Cite as: https://hdl.handle.net/11858/00-001M-0000-000F-A97D-8
Abstract
Graphene with mediated surface properties and three-dimensional hierarchical architectures show unexpected performance in energy conversion and storage. To achieve advanced graphene electrode supercapacitors, manipulating the graphene building-blocks into hierarchical nanostructured carbon materials with large electrical double layer capacitance and pseudo-capacitance is a key issue. Here, it is shown that the hierarchically aminated graphitic honeycombs (AGHs) with large surface area for electrical double layer capacitance, tunable surface chemistry for pseudo-capacitance, mediated 3D macropores for ion buffering, and low-resistant pathways for ion diffusion are fabricated for electrochemical capacitive energy storage application through a facile high vacuum promoted thermal expansion and subsequent amination process. In the initial stage of amination (200 °C), NH3 reacts with carboxylic acid species to form mainly intermediate amides and amines through nucleophilic substitution. As the temperature increases, the intramolecular dehydration and decarbonylation will take place to generate thermally more stable heterocyclic aromatic moieties such as pyridine, pyrrole, and quaternary type N sites.
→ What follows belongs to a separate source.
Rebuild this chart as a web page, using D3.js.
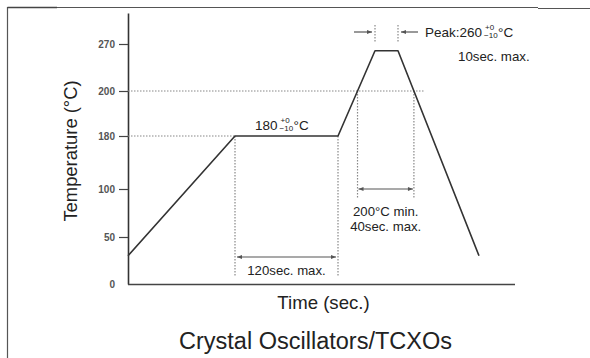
<!DOCTYPE html>
<html>
<head>
<meta charset="utf-8">
<script src="https://cdn.jsdelivr.net/npm/d3@7"></script>
<style>
  html, body { margin: 0; padding: 0; background: #fff; }
  svg { display: block; font-family: "Liberation Sans", Arial, sans-serif; }
</style>
</head>
<body>
<svg id="chart" width="590" height="358"></svg>
<script>
// Reflow temperature profile (schematic, not to scale)
const tempTicks = [0, 50, 100, 180, 200, 270];
// profile vertices: schematic time position and temperature (°C)
const profileTime = [0, 107, 210, 247, 270, 351];
const profileTemp = [30, 180, 180, 260, 260, 30];
const soakTemp = 180;
const reflowTemp = 200;
const soakLabel = "120sec. max.";
const reflowLabels = ["200°C min.", "40sec. max."];
const peakLabel = "Peak:260";
const peakTimeLabel = "10sec. max.";
const title = "Crystal Oscillators/TCXOs";

const svg = d3.select("#chart");

// frame
svg.append("path").attr("d", "M7.5,358 V7.5 H538").attr("fill", "none").attr("stroke", "#555").attr("stroke-width", 1.2);
svg.append("path").attr("d", "M7.5,7.5 H57").attr("stroke", "#444").attr("stroke-width", 1.6);
svg.append("path").attr("d", "M538,8.5 H590").attr("stroke", "#555").attr("stroke-width", 1.2);

// the vertical axis is drawn in uneven segments
const y = d3.scaleLinear()
  .domain([0, 50, 100, 180, 200, 270, 300])
  .range([284, 237, 189, 136, 91, 44, 13]);
const x = d3.scaleLinear().domain([0, 387]).range([128, 515]);

// y axis
const yAxis = d3.axisLeft(y).tickValues(tempTicks).tickSize(9).tickSizeOuter(0).tickPadding(4);
const gy = svg.append("g").attr("transform", "translate(128,0)").call(yAxis);
gy.select(".domain").attr("stroke", "#333").attr("stroke-width", 1.6);
gy.selectAll(".tick line").attr("stroke", "#444").attr("stroke-width", 1.2)
  .attr("x2", d => d === 0 ? 0 : -9);
gy.selectAll(".tick text").attr("fill", "#555").attr("font-size", 10).attr("font-weight", "bold")
  .attr("font-family", "'Liberation Sans', Arial, sans-serif")
  .attr("x", d => d === 0 ? -13 : -13);

// x axis baseline
svg.append("line").attr("x1", x(0)).attr("x2", x(387)).attr("y1", y(0) + 0.5).attr("y2", y(0) + 0.5)
  .attr("stroke", "#444").attr("stroke-width", 1.6);

const pts = profileTime.map((t, i) => [x(t), y(profileTemp[i])]);

// time at which a profile segment crosses a temperature
function crossing(i, temp) {
  const t0 = profileTime[i], t1 = profileTime[i + 1];
  const y0 = y(profileTemp[i]), y1 = y(profileTemp[i + 1]), yy = y(temp);
  return x(t0) + (yy - y0) / (y1 - y0) * (x(t1) - x(t0));
}
const xr1 = crossing(2, reflowTemp);
const xr2 = crossing(4, reflowTemp);
const xs1 = x(profileTime[1]), xs2 = x(profileTime[2]);
const xp1 = x(profileTime[3]), xp2 = x(profileTime[4]);

const dotted = (x1, y1, x2, y2) => svg.append("line")
  .attr("x1", x1).attr("y1", y1).attr("x2", x2).attr("y2", y2)
  .attr("stroke", "#888").attr("stroke-width", 1.2).attr("stroke-dasharray", "1.5,1.5");

// guide lines
dotted(x(0), y(reflowTemp), xr2 + 10, y(reflowTemp));
dotted(x(0), y(soakTemp), xs1, y(soakTemp));
dotted(xs1, y(soakTemp), xs1, 276);
dotted(xs2, y(soakTemp), xs2, 276);
dotted(xr1, y(reflowTemp), xr1, 198);
dotted(xr2, y(reflowTemp), xr2, 198);
dotted(xp1, 25, xp1, 42);
dotted(xp2, 25, xp2, 42);

// profile
svg.append("path").attr("d", d3.line()(pts)).attr("fill", "none")
  .attr("stroke", "#333").attr("stroke-width", 1.6).attr("stroke-linejoin", "round");

// arrows
const defs = svg.append("defs");
defs.append("marker").attr("id", "ah").attr("viewBox", "0 0 10 10").attr("refX", 10).attr("refY", 5)
  .attr("markerWidth", 6).attr("markerHeight", 5).attr("orient", "auto-start-reverse")
  .attr("markerUnits", "userSpaceOnUse")
  .append("path").attr("d", "M0,1 L10,5 L0,9 Z").attr("fill", "#555");
const arrow = (x1, x2, yy, both) => {
  const l = svg.append("line").attr("x1", x1).attr("x2", x2).attr("y1", yy).attr("y2", yy)
    .attr("stroke", "#555").attr("stroke-width", 1.2).attr("marker-end", "url(#ah)");
  if (both) l.attr("marker-start", "url(#ah)");
};
arrow(xs1 + 2, xs2 - 2, 257, true);
arrow(xr1 + 1, xr2 - 1, 189, true);
arrow(xp1 - 21, xp1 - 3, 32, false);
arrow(xp2 + 20, xp2 + 3, 32, false);

// text helpers
const text = (s, xx, yy, size, anchor) => svg.append("text").attr("x", xx).attr("y", yy)
  .attr("font-size", size).attr("fill", "#222").attr("text-anchor", anchor || "start").text(s);

function tolerance(label, xx, yy) {
  const t = text(label, xx, yy, 13.5);
  const w = t.node().getComputedTextLength();
  text("+0", xx + w + 3, yy - 6.5, 8);
  text("\u221210", xx + w + 2, yy + 1.5, 8);
  text("°C", xx + w + 16, yy, 13.5);
}
tolerance(String(soakTemp) + " ", 255, 129.5);
tolerance(peakLabel + " ", 425, 36.5);

text(peakTimeLabel, 458, 60.5, 13.3);
text(soakLabel, (xs1 + xs2) / 2, 274.5, 13.2, "middle");
text(reflowLabels[0], (xr1 + xr2) / 2, 215.5, 13.2, "middle");
text(reflowLabels[1], (xr1 + xr2) / 2, 231, 13.2, "middle");

// axis titles and caption
svg.append("text").attr("transform", "translate(77,151) rotate(-90)").attr("text-anchor", "middle")
  .attr("font-size", 18.4).attr("fill", "#222").text("Temperature (°C)");
text("Time (sec.)", 323.5, 309, 18.6, "middle");
text(title, 315.5, 349, 23.5, "middle");
</script>
</body>
</html>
The AGH exhibits a promising prospect in supercapacitor electrodes with high capacitance (e.g. maximum gravimetric capacitance 207 F g−1 and specific capacitance 0.84 F m−2 at a scan rate of 3 mV s−1) and extraordinary stability (e.g. 97.8% of capacitance retention after 3000 cycles, and 47.8% of capacitance maintaining at a high scan rate of 500 mV s−1 comparing with that at 3 mV s−1). This provides a novel structure platform for catalysis, separation, and drug delivery, which require fast mass transfer through mesopores, reactant reservoirs, and tunable surface chemistry.